When the little girl burns her matches to keep herself warm, their “strange light” brings wondrous visions of warmth, kindness, and celebration until she freezes to death when the flames burn out. The short-lasting flames, therefore, embody how the delight and comfort of escapism is only a temporary form of liberation from poverty. After spending a frigid day trying to sell the matches on the street, the girl uses them as a literal escape from the cold (to warm herself) and they also lead to an emotional escape through her visions, which make her feel comforted in a hostile environment. While these two aspects—physical warmth and emotional comfort—are nice for her, the escapism of the matches cannot last. After all, just as all the matches flame out, she is left with her unendurable reality and ultimately freezes to death. Andersen thereby suggests that escapism is an inevitable part of enduring such a terrible life because, though temporary, it can provide badly-needed comfort. However, in a sense, escapism is only useful when you’re in a situation that you need help enduring. The little match girl’s poverty is so dire that attempting to endure it doesn’t make sense—she needs not simple escapism, but rather real escape that can only come in the form of death. So, just as her situation is too dire for the matches to keep her warm, her poverty is too horrible and unendurable for emotional escapism to save her in any lasting sense, and the short-lasting warmth and fleeting visions of the matches represent this harsh reality—they are extinguished, and so, too, is the little girl’s life.
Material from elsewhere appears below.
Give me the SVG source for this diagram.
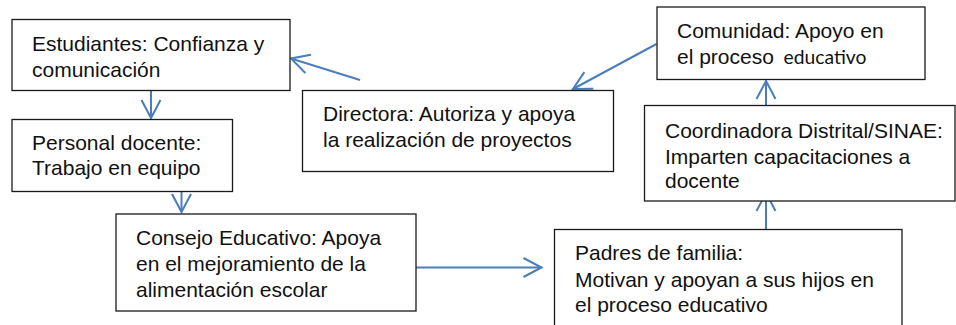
<svg xmlns="http://www.w3.org/2000/svg" width="956" height="325" viewBox="0 0 956 325">
<defs>
<style>
.box{fill:#fff;stroke:#1a1a1a;stroke-width:1.3}
.t{font-family:"Liberation Sans",Arial,sans-serif;font-size:21px;fill:#111}
.c{font-family:Lato,"Noto Sans",sans-serif;font-size:20px;fill:#111}
.con{fill:none;stroke:#4a7ebb;stroke-width:2}
</style>
<marker id="ah" markerUnits="userSpaceOnUse" markerWidth="40" markerHeight="40" viewBox="-20 -20 40 40" refX="0" refY="0" orient="auto">
<path d="M-18,-9.5 L0,0 L-18,9.5" fill="none" stroke="#4a7ebb" stroke-width="2"/>
</marker>
</defs>
<rect width="956" height="325" fill="#fff"/>
<g id="connectors">
<line class="con" x1="151" y1="91" x2="151" y2="118" marker-end="url(#ah)"/>
<line class="con" x1="181.5" y1="192" x2="181.5" y2="212" marker-end="url(#ah)"/>
<line class="con" x1="416" y1="267.5" x2="541.5" y2="267.5" marker-end="url(#ah)"/>
<line class="con" x1="766" y1="229" x2="766" y2="193" marker-end="url(#ah)"/>
<line class="con" x1="766" y1="105" x2="766" y2="81" marker-end="url(#ah)"/>
<line class="con" x1="656.5" y1="44" x2="573" y2="89" marker-end="url(#ah)"/>
<line class="con" x1="360" y1="80" x2="291" y2="58.5" marker-end="url(#ah)"/>
</g>
<g id="estudiantes">
<rect class="box" x="12" y="19.5" width="278" height="71"/>
<text class="t" x="32" y="51">Estudiantes: Confianza y</text>
<text class="t" x="32" y="77">comunicación</text>
</g>
<g id="personal">
<rect class="box" x="12" y="119.5" width="220.5" height="72"/>
<text class="t" x="32" y="150">Personal docente:</text>
<text class="t" x="32" y="175">Trabajo en equipo</text>
</g>
<g id="consejo">
<rect class="box" x="116" y="214" width="300" height="97"/>
<text class="t" x="136" y="245">Consejo Educativo: Apoya</text>
<text class="t" x="136" y="270.5">en el mejoramiento de la</text>
<text class="t" x="136" y="296.5">alimentación escolar</text>
</g>
<g id="padres">
<rect class="box" x="554.5" y="229.5" width="347.5" height="100"/>
<text class="t" x="575" y="260">Padres de familia:</text>
<text class="t" x="575" y="286.5">Motivan y apoyan a sus hijos en</text>
<text class="t" x="575" y="311.5">el proceso educativo</text>
</g>
<g id="coordinadora">
<rect class="box" x="644.5" y="105.5" width="310.5" height="95.5"/>
<text class="t" x="665" y="137.5">Coordinadora Distrital/SINAE:</text>
<text class="t" x="665" y="163.5">Imparten capacitaciones a</text>
<text class="t" x="665" y="187.5">docente</text>
</g>
<g id="comunidad">
<rect class="box" x="657" y="7" width="268" height="72.5"/>
<text class="t" x="677" y="37.5">Comunidad: Apoyo en</text>
<text class="t" x="677" y="63.5">el proceso</text>
<text class="c" x="783.5" y="63.5" textLength="83" lengthAdjust="spacingAndGlyphs">educativo</text>
</g>
<g id="directora">
<rect class="box" x="302.5" y="90.5" width="311" height="81"/>
<text class="t" x="323" y="120.5">Directora: Autoriza y apoya</text>
<text class="t" x="323" y="146.5">la realización de proyectos</text>
</g>
</svg>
The Matches’ Flames Quotes in The Little Match Girl
“Someone is dying,” whispered the little girl. Her grandmother, who was dead, was the only person who had ever loved or been kind to the child; and she had told her that a shooting star was the soul of a human being traveling to God.
She struck yet another match against the wall and in its blaze she saw her grandmother, so sweet, so blessedly kind.
“Grandmother!” shouted the little one. “Take me with you! I know you will disappear when the match goes out, just like the warm stove, the goose, and the beautiful Christmas tree.” Quickly, she lighted all the matches she had left in her hand, so that her grandmother could not leave. And the matches burned with such a clear, strong flame that the night became as light as day. Never had her grandmother looked so beautiful. She lifted the little girl in her arms and flew with her to where there is neither cold nor hunger nor fear: up to God.
In the cold morning the little girl was found. Her cheeks were red and she was smiling. She was dead. She had frozen to death on the last evening of the old year. The sun on New Year’s Day shone down on the little corpse; her lap was filled with burned-out matches. “She had been trying to warm herself,” people said. And no one knew the sweet visions she had seen, or in what glory she and her grandmother had passed into a truly new year.